The task: Look through the data below and output, unchanged, every line from the one holding "Emit a component" through the one holding "284, 283, 282]", inclusive. Skip the pictures.

Supplied material:
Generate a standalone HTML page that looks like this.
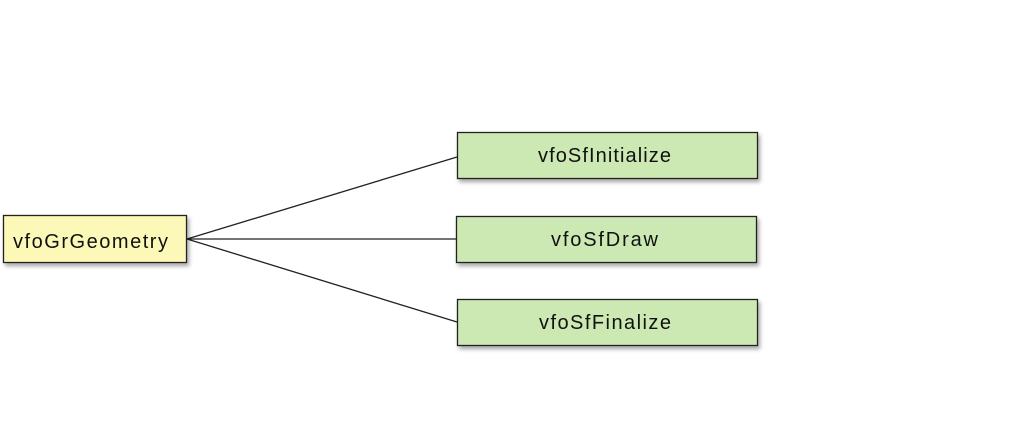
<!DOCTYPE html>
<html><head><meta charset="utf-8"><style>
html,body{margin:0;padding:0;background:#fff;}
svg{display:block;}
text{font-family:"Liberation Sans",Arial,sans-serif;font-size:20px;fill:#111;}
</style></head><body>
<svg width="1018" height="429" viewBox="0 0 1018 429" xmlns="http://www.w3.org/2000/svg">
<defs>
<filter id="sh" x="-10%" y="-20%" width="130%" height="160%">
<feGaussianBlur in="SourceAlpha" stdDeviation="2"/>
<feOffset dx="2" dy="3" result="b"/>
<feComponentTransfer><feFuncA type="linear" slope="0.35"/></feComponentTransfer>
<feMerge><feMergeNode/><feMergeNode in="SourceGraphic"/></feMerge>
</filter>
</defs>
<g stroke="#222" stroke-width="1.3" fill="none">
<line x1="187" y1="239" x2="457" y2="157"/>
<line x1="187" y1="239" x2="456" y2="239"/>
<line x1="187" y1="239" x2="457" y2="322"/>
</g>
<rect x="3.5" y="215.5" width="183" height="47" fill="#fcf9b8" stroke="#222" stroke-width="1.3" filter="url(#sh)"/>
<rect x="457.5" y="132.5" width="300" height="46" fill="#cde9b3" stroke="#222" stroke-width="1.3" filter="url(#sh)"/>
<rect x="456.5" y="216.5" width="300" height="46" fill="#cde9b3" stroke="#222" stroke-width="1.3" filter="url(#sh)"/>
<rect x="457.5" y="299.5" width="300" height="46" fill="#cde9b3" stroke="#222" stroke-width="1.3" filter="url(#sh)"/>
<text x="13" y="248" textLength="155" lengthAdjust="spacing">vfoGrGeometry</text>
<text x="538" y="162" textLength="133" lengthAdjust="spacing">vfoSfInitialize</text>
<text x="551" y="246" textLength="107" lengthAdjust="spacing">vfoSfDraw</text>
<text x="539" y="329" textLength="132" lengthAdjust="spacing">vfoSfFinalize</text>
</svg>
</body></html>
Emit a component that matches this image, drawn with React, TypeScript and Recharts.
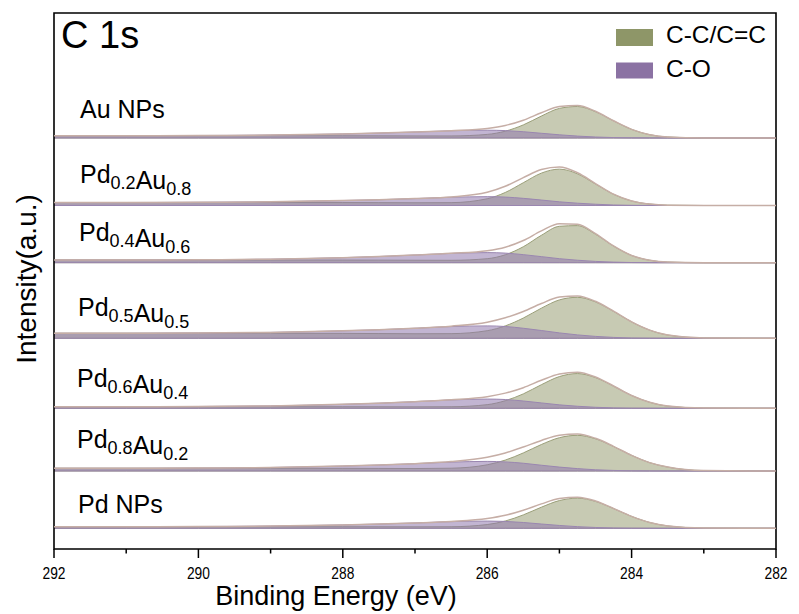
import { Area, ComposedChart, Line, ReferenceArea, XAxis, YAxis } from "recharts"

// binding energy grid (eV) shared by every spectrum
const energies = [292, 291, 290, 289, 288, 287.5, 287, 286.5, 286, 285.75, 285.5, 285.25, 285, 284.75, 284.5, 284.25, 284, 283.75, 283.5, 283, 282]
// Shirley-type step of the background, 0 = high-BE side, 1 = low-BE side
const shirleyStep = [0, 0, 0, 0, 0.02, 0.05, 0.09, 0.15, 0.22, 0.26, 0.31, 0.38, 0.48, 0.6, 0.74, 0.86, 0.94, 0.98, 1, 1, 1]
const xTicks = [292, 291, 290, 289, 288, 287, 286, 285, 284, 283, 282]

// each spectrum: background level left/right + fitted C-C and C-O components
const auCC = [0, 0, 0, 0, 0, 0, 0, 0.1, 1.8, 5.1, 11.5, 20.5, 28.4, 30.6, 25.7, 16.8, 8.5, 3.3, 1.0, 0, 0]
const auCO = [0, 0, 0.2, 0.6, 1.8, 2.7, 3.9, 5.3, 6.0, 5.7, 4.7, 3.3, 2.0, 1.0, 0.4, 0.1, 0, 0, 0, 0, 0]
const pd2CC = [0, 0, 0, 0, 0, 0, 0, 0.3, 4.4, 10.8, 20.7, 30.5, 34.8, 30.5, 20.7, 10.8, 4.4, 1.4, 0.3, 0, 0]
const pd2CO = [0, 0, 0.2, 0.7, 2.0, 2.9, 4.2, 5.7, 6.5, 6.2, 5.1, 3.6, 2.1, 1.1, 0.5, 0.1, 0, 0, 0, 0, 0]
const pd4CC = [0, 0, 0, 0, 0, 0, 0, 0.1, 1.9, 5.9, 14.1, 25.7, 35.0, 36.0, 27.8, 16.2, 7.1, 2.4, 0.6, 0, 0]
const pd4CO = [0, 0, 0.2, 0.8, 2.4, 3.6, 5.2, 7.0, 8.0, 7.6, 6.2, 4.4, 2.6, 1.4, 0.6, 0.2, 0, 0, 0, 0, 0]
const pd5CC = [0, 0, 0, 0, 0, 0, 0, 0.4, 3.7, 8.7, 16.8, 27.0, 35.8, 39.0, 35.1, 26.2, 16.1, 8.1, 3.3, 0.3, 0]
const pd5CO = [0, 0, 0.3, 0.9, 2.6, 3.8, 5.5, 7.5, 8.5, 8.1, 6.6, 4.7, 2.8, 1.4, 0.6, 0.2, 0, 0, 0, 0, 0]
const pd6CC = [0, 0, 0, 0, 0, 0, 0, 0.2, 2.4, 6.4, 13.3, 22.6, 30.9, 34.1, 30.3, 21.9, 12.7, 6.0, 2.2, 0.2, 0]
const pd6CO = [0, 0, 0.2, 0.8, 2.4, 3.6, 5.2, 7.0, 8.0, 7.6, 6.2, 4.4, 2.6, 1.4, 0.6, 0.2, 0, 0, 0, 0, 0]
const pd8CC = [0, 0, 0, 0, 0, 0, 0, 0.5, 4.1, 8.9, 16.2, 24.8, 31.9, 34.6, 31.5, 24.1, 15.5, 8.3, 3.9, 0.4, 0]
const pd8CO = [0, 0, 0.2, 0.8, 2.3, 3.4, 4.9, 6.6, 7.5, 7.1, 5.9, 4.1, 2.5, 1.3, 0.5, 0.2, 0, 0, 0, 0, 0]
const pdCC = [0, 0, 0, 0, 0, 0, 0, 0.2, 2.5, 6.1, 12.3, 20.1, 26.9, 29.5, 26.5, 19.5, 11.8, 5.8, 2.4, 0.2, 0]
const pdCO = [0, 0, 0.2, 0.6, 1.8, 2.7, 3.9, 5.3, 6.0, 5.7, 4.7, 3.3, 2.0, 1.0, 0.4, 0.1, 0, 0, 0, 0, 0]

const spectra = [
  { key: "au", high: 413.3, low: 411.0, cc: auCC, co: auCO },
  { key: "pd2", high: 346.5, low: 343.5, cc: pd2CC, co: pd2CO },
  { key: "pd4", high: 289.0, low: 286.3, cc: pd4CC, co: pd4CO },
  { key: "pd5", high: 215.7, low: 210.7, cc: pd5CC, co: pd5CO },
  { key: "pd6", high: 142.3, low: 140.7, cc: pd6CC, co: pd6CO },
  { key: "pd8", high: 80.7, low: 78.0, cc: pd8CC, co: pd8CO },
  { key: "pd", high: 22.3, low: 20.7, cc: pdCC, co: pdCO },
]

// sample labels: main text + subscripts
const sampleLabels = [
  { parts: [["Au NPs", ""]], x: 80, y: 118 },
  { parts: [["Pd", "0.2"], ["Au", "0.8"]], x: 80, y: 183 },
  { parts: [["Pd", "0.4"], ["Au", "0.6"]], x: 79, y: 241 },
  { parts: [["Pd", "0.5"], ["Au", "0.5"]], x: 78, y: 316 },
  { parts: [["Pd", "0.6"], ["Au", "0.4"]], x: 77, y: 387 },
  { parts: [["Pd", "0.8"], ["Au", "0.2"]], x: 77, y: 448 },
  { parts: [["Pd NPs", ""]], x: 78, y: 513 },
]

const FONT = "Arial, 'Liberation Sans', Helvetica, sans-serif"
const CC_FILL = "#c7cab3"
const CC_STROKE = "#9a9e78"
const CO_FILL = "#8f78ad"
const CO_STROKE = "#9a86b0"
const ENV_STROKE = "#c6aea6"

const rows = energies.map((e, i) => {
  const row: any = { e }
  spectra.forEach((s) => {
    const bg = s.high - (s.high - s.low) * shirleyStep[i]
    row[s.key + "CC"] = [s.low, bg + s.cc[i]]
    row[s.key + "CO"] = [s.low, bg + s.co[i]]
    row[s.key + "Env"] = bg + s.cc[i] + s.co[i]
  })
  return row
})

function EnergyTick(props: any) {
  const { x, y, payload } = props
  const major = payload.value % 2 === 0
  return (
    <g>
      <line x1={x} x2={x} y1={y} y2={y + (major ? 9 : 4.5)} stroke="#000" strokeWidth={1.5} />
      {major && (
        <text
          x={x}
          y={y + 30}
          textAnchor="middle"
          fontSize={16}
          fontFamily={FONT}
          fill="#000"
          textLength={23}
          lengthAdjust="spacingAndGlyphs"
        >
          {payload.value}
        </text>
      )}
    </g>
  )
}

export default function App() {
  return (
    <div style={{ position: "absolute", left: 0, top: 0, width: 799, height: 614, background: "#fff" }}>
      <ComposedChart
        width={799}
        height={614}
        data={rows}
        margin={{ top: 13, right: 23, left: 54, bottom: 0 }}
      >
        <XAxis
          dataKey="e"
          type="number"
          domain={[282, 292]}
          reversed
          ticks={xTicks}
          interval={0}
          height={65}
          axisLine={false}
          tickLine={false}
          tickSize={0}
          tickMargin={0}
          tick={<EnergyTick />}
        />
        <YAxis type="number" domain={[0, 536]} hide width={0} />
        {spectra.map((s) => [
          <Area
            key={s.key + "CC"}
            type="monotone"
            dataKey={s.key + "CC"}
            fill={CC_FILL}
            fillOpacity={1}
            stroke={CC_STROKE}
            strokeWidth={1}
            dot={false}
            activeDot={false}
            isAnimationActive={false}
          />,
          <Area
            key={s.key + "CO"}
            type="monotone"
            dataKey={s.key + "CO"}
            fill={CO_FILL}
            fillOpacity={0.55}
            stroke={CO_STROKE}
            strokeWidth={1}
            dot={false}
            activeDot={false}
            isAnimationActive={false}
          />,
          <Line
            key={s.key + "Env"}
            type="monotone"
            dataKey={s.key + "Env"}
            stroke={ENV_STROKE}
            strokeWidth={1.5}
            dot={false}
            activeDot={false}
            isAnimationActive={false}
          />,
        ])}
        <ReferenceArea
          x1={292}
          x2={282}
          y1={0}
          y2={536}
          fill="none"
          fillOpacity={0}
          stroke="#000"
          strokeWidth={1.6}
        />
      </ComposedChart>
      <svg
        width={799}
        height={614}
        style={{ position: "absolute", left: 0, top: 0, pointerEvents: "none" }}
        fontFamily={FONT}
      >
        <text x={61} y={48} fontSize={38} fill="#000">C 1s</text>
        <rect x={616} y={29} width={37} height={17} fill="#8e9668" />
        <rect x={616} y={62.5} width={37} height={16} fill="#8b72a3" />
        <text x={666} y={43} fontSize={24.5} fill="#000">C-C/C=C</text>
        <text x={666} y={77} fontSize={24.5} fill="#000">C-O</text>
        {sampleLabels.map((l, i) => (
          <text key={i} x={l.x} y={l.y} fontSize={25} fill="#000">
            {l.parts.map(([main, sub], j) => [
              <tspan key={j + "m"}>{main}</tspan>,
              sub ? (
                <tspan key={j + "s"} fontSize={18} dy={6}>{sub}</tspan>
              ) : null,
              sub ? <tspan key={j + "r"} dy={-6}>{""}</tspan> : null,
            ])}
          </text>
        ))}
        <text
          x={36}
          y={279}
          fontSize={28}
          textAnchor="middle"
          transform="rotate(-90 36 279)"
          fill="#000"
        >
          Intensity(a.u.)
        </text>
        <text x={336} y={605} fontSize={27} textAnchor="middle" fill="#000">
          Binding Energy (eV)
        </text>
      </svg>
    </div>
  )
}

* * *

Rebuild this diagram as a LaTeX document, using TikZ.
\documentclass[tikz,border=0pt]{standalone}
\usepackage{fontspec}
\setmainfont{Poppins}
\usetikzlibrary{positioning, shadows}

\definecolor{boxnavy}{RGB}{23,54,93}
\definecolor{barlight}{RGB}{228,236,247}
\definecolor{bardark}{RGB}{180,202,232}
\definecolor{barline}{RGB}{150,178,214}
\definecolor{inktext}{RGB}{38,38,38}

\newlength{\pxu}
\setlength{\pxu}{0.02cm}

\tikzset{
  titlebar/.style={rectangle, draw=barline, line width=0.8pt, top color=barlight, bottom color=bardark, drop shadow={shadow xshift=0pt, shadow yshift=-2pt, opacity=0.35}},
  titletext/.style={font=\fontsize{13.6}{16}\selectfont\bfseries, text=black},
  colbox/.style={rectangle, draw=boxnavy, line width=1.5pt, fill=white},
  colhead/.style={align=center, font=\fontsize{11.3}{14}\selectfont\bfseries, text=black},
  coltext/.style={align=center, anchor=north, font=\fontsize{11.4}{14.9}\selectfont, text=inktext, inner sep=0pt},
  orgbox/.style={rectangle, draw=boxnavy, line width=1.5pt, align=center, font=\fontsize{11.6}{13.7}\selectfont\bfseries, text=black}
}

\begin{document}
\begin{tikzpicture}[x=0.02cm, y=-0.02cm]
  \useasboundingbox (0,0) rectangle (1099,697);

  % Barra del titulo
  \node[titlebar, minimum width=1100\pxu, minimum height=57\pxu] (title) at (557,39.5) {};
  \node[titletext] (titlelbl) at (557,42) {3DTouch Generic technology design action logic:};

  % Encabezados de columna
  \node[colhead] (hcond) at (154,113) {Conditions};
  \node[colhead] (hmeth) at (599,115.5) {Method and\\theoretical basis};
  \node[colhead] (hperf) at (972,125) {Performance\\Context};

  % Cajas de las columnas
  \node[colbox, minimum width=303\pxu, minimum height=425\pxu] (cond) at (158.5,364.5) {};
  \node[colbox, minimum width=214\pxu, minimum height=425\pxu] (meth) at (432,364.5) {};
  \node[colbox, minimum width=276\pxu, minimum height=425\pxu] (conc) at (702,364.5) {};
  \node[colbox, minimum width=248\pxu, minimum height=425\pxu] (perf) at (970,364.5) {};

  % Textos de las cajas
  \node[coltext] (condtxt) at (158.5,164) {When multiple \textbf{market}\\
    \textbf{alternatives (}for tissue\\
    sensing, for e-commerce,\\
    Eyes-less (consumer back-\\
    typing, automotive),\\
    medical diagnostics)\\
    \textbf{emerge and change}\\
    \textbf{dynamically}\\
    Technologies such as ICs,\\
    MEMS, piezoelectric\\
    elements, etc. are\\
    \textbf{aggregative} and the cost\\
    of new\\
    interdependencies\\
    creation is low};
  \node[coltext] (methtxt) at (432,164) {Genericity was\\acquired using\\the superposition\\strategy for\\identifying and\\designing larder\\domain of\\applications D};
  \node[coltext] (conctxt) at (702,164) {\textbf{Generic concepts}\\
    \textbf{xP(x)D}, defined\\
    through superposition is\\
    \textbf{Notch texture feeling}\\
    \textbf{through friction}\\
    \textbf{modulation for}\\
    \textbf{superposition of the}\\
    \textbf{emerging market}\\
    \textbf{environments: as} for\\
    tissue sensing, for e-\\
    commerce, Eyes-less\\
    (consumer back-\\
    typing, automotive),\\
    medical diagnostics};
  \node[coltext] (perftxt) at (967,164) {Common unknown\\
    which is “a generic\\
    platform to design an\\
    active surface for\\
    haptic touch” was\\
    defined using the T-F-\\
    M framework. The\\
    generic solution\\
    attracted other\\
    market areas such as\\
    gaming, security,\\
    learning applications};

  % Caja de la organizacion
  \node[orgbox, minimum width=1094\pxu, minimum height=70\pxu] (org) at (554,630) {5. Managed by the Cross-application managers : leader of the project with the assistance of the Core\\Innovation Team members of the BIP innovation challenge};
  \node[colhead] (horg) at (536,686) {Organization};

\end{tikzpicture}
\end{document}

Result of the task:
Emit a component that matches this image, drawn with React, TypeScript and Recharts.
import { Area, ComposedChart, Line, ReferenceArea, XAxis, YAxis } from "recharts"

// binding energy grid (eV) shared by every spectrum
const energies = [292, 291, 290, 289, 288, 287.5, 287, 286.5, 286, 285.75, 285.5, 285.25, 285, 284.75, 284.5, 284.25, 284, 283.75, 283.5, 283, 282]
// Shirley-type step of the background, 0 = high-BE side, 1 = low-BE side
const shirleyStep = [0, 0, 0, 0, 0.02, 0.05, 0.09, 0.15, 0.22, 0.26, 0.31, 0.38, 0.48, 0.6, 0.74, 0.86, 0.94, 0.98, 1, 1, 1]
const xTicks = [292, 291, 290, 289, 288, 287, 286, 285, 284, 283, 282]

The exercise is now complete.